Business leaders are shifting their priorities, embracing the idea of the “double bottom line”, supplanting shareholder primacy with stakeholder primacy, and committing – at least notionally – to environmental sustainability.
That’s good news, said Caroline Anstey, Senior Advisor to Sustainable Markets at the World Economic Forum. But not all of this environmental commitment is genuine. “A lot of companies are still thinking about corporate social responsibility. They’re not running it through the business and through the strategy. They’re not really putting it into their plans and my worry is that without any durable metrics, consumers and investors and others really don’t know who is sustainable and who’s doing greenwashing. My worry is that over time there will be a big scandal over this and people will become disillusioned.”

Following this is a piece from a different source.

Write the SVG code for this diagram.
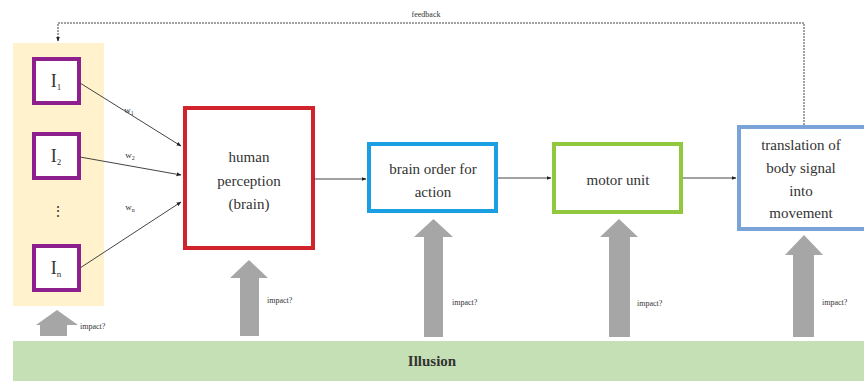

In a panel session on transforming markets, Anstey called for product labelling to give consumers a clear sense of a product’s environmental impact. “Consumers control about 60% of global GDP. They make choices every day, using their pocketbooks, their wallets,” she said. “If there’s proper labelling and disclosure – the same as food labelling, but for product production, supply chains – consumers can make that choice. But it’s very important that consumers don’t have to pay more for doing the right thing.”
Governments have a critical role to play in ensuring that green choices aren’t more expensive choices. “We have to change our system of taxation and subsidies and incentives to align with a sustainable future,” Anstey said.
The grim realities of climate change and the urgency of the situation were driven home by Allen Chastenet, Prime Minister of the Caribbean island nation of Saint Lucia. “We’re facing two things:” said Chastenet, “extinction and the environment. Unfortunately, the extinction part comes first,” he said, noting that 2018’s Hurricane Maria – the second of two hurricanes to hit the island in a month – did damage equivalent to 200% of the island nation’s GDP. Of those who survived the disaster, he said, it was self-employed farmers who tended to remain, while “teachers, doctors, nurses leave and never come back.”
“The final nail in the coffin for us is that we become now uninsurable,” he added.
Melati Wijsen, who with her sister launched a successful initiative called Bye Bye Plastic Bags six years ago, at age 12, to ban plastic bags on her native island of Bali in Indonesia, made an impassioned case during the panel for including and taking seriously the views of youth in all conversations about sustainability.
“Involve the young people. Take our ideas, as crazy as they might be. We have something to offer. We’re smart, we’re passionate and we’re motivated, and we’re ready to be part of these opening markets,” she said. “We not only expect to be heard, but we expect to be part of the decisions that are being made today.”
Feike Sijbesma, Chief Executive Officer of the Dutch company Royal DSM, echoed Anstey’s dismissal of corporate social responsibility. “CSR is out,” he said. “You do this in the mainstream of your business,” noting that this is what distinguishes a genuine commitment to sustainability from mere “greenwashing”.
Anstey noted that the classical economic theory and its assumption that people will act only in their own self-interest has fallen away as behavioural economists present data to the contrary. “They will act in the interest of their community – even if it’s not in their own self-interest,” she said.
Scepticism over motivations dies hard, however. A Twitter poll put out on Monday from the World Economic Forum asking whether respondents believed business leaders when they say they want to be more sustainable found that 55% of respondents said no, with only 23% answering in the affirmative and 22% saying they weren’t sure.
“This is a devastating score,” Sijbesma said. Noting that people working for social good are now termed “social entrepreneurs”, he added: “I think all entrepreneurs, all business leaders, should be social entrepreneurs. You should go to jail if you are not a social entrepreneur.”
In a video message delivered at the end of the panel, His Royal Highness Prince Charles announced the creation of the Sustainable Markets Council in partnership with the World Economic Forum. The council will explore creative solutions, model sustainable leadership and champion sustainable markets at a global scale.